You know that quote by sportswriter R. Gordon Beard about how Baltimoreans don’t name candy bars after their sports stars, but often name their kids after Brooks Robinson? I know that’s true, because I did exactly the same. But lifelong Orioles fan Johnathon Schaech went one step further.

“I named my son Camden, after Camden Yards,” explained Schaech, a Baltimore County native and actor you might know as the “DC’s Legends Of Tomorrow” vengeful Civil War bounty hunter Jonah Hex, a hot drifter in “The Doom Generation,” or Gwyneth Paltrow’s clueless paramour in “Hush.” But you probably remember him best as the improbably handsome and impossibly arrogant musical dreamboat Jimmy in Tom Hanks’ delightful “That Thing You Do!”

“I’ve been traveling the world making movies for over 30 years, and the one consistent thing is the Orioles,” Schaech said by Zoom last week. “They’re good now!

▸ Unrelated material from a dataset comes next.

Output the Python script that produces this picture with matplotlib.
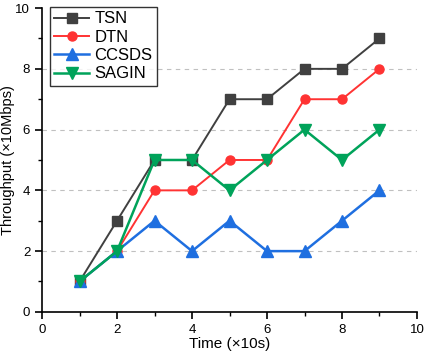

My son’s name is Camden for a reason.” He’s such a big fan that his black-and orange-gear has appeared onscreen without him. Ageless actor Paul Rudd, a Kansas City Royals fan, “stole my Orioles hat” and wore it in a scene about fantasy baseball in Judd Apatow’s “Knocked Up.” That’s hardcore.

The two of us bonded on Twitter several years ago over our shared O’s-centric child naming and Baltimore connections. I am also a “That Thing You Do!” superfan to a degree that would embarrass any normal person. I actually used a quote from it on the dedication page of my memoir. That he found that charming — he even gave me a blurb for the book — is why we’re friends.

The Baltimore Banner thanks its sponsors. Become one.

The Edgewood High School class of ‘87 graduate and son of a retired Baltimore City police officer is as busy as ever with two new projects: “Blue Ridge,” a TV movie he starred in for cable’s INSP network that did so well it inspired a full series he’ll be seen in later this year, and the erotic thriller “Suitable Flesh,” based on a H.P. Lovecraft story and co-starring Heather Graham, which premiered earlier this month at New York’s Tribeca Film Festival.

It’s sort of ironic that Schaech’s current career upswing has come after he — much like his “Blue Ridge” character, Green Beret-turned-small-town-sheriff Justin Wise — left California and moved to the South. “I just wanted to be taken by a higher consciousness. I wanted to be more present for my family, for my little ones, and to let God take me wherever he was going to take me,” said Schaech, who now lives in Nashville.

Being away from Hollywood has also allowed Schaech to reflect on his decision to share claims that he was sexually abused by acclaimed director Franco Zeffirelli on the set of the 1994 Italian film “Sparrow.” The incident “sent me into a shame spiral” and cast a pall over his career and his enjoyment of it, “every audition, every performance. I didn’t like myself, and it got worse and worse.”

In 2018, Schaech wrote a moving piece in People magazine about his experience, which the director’s family denied. “I remember my therapist saying, ‘If you do this, you may never act again. That’s something you should really think about,’ ” he said. “But I made the decision. ‘I can’t live like this anymore.’ I thought I could help other people from falling into that spiral, and that if I did it, I would be OK.”

And he has. “After I finished shooting ‘Suitable Flesh,’ I was driving up from Mississippi and thought, ‘Oh my God, I had so much fun!’ ” he said. “I really enjoyed my co-stars. There were no icky feelings, no shame afterwards. I know that it [the alleged assault] wasn’t my fault, and that’s it. I’m so grateful to get to that place and not keep it a secret.”

The Baltimore Banner thanks its sponsors. Become one.

Although Schaech is engaged in his current work and family — he and wife, Julie, have two children ― he still has love for “That Thing You Do!,” a genuinely sweet movie about The Wonders, a fictional 1960s band from Erie, Pennsylvania, who have a brief, improbable run to (almost) the top of the charts. It wasn’t an initial box-office hit, but decades later, it’s a genuine cult classic. I’ve always been Team Wonders: I saw it on opening night in 1996 at York, Pennsylvania’s West Manchester Mall and went back the next weekend to buy the soundtrack.

Watch on YouTube

The sheer joy of the film, Schaech says, is all due to his director and co-star, who plays the mysterious manager Mr. White: “That movie is Tom Hanks. We should all aspire to be Tom Hanks.”

His character, lead singer Jimmy, was presumably the villain, a vainglorious artiste and bad boyfriend who, nonetheless, was protective of his music as a businessman and actually showed up to performances. “Jimmy was such a jerk, but he did have some chutzpah,” Schaech said. “He was the only one who had some focus.”

Schaech thinks audiences connected to the film’s parallels to their own nearly realized dreams. “It’s their lives, what they want to do. You have one hit and you can’t continue. The band falls apart,” he said. “But we want to be able to have that one hit.”